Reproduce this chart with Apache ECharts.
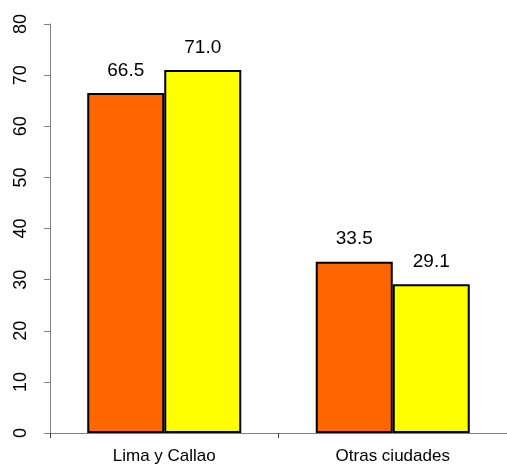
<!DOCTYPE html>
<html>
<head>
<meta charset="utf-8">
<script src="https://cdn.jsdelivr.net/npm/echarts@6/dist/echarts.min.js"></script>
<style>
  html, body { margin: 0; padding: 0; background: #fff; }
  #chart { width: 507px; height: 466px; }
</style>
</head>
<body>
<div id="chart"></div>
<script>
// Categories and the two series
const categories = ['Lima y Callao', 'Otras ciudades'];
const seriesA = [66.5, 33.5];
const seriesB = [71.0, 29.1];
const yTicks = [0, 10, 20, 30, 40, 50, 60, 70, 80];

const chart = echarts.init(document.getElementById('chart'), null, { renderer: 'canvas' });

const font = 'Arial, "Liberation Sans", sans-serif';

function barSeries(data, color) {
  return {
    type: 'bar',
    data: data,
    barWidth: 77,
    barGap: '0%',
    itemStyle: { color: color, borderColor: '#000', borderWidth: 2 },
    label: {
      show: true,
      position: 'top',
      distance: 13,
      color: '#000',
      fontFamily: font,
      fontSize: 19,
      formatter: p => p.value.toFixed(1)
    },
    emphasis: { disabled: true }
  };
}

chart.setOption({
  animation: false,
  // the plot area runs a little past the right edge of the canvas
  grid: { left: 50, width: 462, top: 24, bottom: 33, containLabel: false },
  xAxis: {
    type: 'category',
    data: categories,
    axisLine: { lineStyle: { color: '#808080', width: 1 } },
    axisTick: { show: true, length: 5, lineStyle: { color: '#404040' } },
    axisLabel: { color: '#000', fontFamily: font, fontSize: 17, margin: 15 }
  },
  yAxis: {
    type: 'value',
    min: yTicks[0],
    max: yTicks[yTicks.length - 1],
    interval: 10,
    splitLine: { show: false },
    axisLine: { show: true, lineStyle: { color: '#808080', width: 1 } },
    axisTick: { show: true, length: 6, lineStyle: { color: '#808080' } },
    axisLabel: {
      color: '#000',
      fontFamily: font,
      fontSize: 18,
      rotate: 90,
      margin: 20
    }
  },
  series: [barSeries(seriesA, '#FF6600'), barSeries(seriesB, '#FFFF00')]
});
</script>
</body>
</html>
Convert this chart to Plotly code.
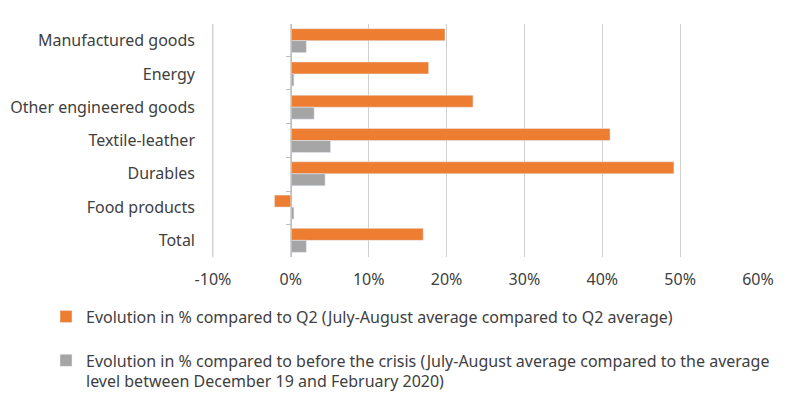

====

_What you need to do_
Write out all the entries exactly, except for the pictures.

_Exercise response_
Reproduce this chart with Apache ECharts.
<!DOCTYPE html>
<html>
<head>
<meta charset="utf-8">
<script src="https://cdn.jsdelivr.net/npm/echarts@6/dist/echarts.min.js"></script>
<style>
  html, body { margin: 0; padding: 0; background: #fff; }
  #chart { width: 507px; height: 466px; }
</style>
</head>
<body>
<div id="chart"></div>
<script>
// Categories and the two series
const categories = ['Lima y Callao', 'Otras ciudades'];
const seriesA = [66.5, 33.5];
const seriesB = [71.0, 29.1];
const yTicks = [0, 10, 20, 30, 40, 50, 60, 70, 80];

const chart = echarts.init(document.getElementById('chart'), null, { renderer: 'canvas' });

const font = 'Arial, "Liberation Sans", sans-serif';

function barSeries(data, color) {
  return {
    type: 'bar',
    data: data,
    barWidth: 77,
    barGap: '0%',
    itemStyle: { color: color, borderColor: '#000', borderWidth: 2 },
    label: {
      show: true,
      position: 'top',
      distance: 13,
      color: '#000',
      fontFamily: font,
      fontSize: 19,
      formatter: p => p.value.toFixed(1)
    },
    emphasis: { disabled: true }
  };
}

chart.setOption({
  animation: false,
  // the plot area runs a little past the right edge of the canvas
  grid: { left: 50, width: 462, top: 24, bottom: 33, containLabel: false },
  xAxis: {
    type: 'category',
    data: categories,
    axisLine: { lineStyle: { color: '#808080', width: 1 } },
    axisTick: { show: true, length: 5, lineStyle: { color: '#404040' } },
    axisLabel: { color: '#000', fontFamily: font, fontSize: 17, margin: 15 }
  },
  yAxis: {
    type: 'value',
    min: yTicks[0],
    max: yTicks[yTicks.length - 1],
    interval: 10,
    splitLine: { show: false },
    axisLine: { show: true, lineStyle: { color: '#808080', width: 1 } },
    axisTick: { show: true, length: 6, lineStyle: { color: '#808080' } },
    axisLabel: {
      color: '#000',
      fontFamily: font,
      fontSize: 18,
      rotate: 90,
      margin: 20
    }
  },
  series: [barSeries(seriesA, '#FF6600'), barSeries(seriesB, '#FFFF00')]
});
</script>
</body>
</html>
Convert this chart to Plotly code.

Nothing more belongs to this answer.